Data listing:
· · · · ·

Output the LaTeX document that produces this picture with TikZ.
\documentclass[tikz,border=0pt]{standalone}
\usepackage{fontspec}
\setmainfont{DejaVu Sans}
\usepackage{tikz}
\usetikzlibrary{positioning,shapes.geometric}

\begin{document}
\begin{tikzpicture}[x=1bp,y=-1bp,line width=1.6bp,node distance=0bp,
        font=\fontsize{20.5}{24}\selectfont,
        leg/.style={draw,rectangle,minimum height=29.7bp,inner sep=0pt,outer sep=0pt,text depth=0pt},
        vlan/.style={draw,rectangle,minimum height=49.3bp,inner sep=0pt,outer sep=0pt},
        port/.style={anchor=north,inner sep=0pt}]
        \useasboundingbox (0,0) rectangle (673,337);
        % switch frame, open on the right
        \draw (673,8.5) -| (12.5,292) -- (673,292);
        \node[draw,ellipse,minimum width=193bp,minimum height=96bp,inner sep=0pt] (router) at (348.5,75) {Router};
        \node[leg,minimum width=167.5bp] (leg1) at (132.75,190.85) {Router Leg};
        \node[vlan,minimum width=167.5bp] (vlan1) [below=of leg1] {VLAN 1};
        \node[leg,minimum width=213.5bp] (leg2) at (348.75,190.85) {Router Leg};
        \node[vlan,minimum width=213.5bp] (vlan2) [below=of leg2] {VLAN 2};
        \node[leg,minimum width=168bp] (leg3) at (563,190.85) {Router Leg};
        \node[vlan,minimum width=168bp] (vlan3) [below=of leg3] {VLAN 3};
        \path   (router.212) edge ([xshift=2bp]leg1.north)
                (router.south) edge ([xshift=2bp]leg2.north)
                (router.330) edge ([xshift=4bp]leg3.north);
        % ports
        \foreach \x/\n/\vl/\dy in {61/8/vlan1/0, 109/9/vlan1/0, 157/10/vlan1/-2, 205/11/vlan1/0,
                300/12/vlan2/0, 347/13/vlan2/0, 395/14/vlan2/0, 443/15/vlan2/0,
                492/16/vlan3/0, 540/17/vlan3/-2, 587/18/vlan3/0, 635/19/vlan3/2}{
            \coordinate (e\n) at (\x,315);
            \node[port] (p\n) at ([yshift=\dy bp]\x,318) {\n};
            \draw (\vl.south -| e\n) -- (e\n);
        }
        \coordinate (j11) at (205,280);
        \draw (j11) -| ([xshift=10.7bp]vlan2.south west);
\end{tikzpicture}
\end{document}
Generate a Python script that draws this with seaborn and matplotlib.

· · · · ·

Exercise brief:
Set down the entries verbatim, leaving none out.

Solution below:
Output the LaTeX document that produces this picture with TikZ.
\documentclass[tikz,border=0pt]{standalone}
\usepackage{fontspec}
\setmainfont{DejaVu Sans}
\usepackage{tikz}
\usetikzlibrary{positioning,shapes.geometric}

\begin{document}
\begin{tikzpicture}[x=1bp,y=-1bp,line width=1.6bp,node distance=0bp,
        font=\fontsize{20.5}{24}\selectfont,
        leg/.style={draw,rectangle,minimum height=29.7bp,inner sep=0pt,outer sep=0pt,text depth=0pt},
        vlan/.style={draw,rectangle,minimum height=49.3bp,inner sep=0pt,outer sep=0pt},
        port/.style={anchor=north,inner sep=0pt}]
        \useasboundingbox (0,0) rectangle (673,337);
        % switch frame, open on the right
        \draw (673,8.5) -| (12.5,292) -- (673,292);
        \node[draw,ellipse,minimum width=193bp,minimum height=96bp,inner sep=0pt] (router) at (348.5,75) {Router};
        \node[leg,minimum width=167.5bp] (leg1) at (132.75,190.85) {Router Leg};
        \node[vlan,minimum width=167.5bp] (vlan1) [below=of leg1] {VLAN 1};
        \node[leg,minimum width=213.5bp] (leg2) at (348.75,190.85) {Router Leg};
        \node[vlan,minimum width=213.5bp] (vlan2) [below=of leg2] {VLAN 2};
        \node[leg,minimum width=168bp] (leg3) at (563,190.85) {Router Leg};
        \node[vlan,minimum width=168bp] (vlan3) [below=of leg3] {VLAN 3};
        \path   (router.212) edge ([xshift=2bp]leg1.north)
                (router.south) edge ([xshift=2bp]leg2.north)
                (router.330) edge ([xshift=4bp]leg3.north);
        % ports
        \foreach \x/\n/\vl/\dy in {61/8/vlan1/0, 109/9/vlan1/0, 157/10/vlan1/-2, 205/11/vlan1/0,
                300/12/vlan2/0, 347/13/vlan2/0, 395/14/vlan2/0, 443/15/vlan2/0,
                492/16/vlan3/0, 540/17/vlan3/-2, 587/18/vlan3/0, 635/19/vlan3/2}{
            \coordinate (e\n) at (\x,315);
            \node[port] (p\n) at ([yshift=\dy bp]\x,318) {\n};
            \draw (\vl.south -| e\n) -- (e\n);
        }
        \coordinate (j11) at (205,280);
        \draw (j11) -| ([xshift=10.7bp]vlan2.south west);
\end{tikzpicture}
\end{document}
Generate a Python script that draws this with seaborn and matplotlib.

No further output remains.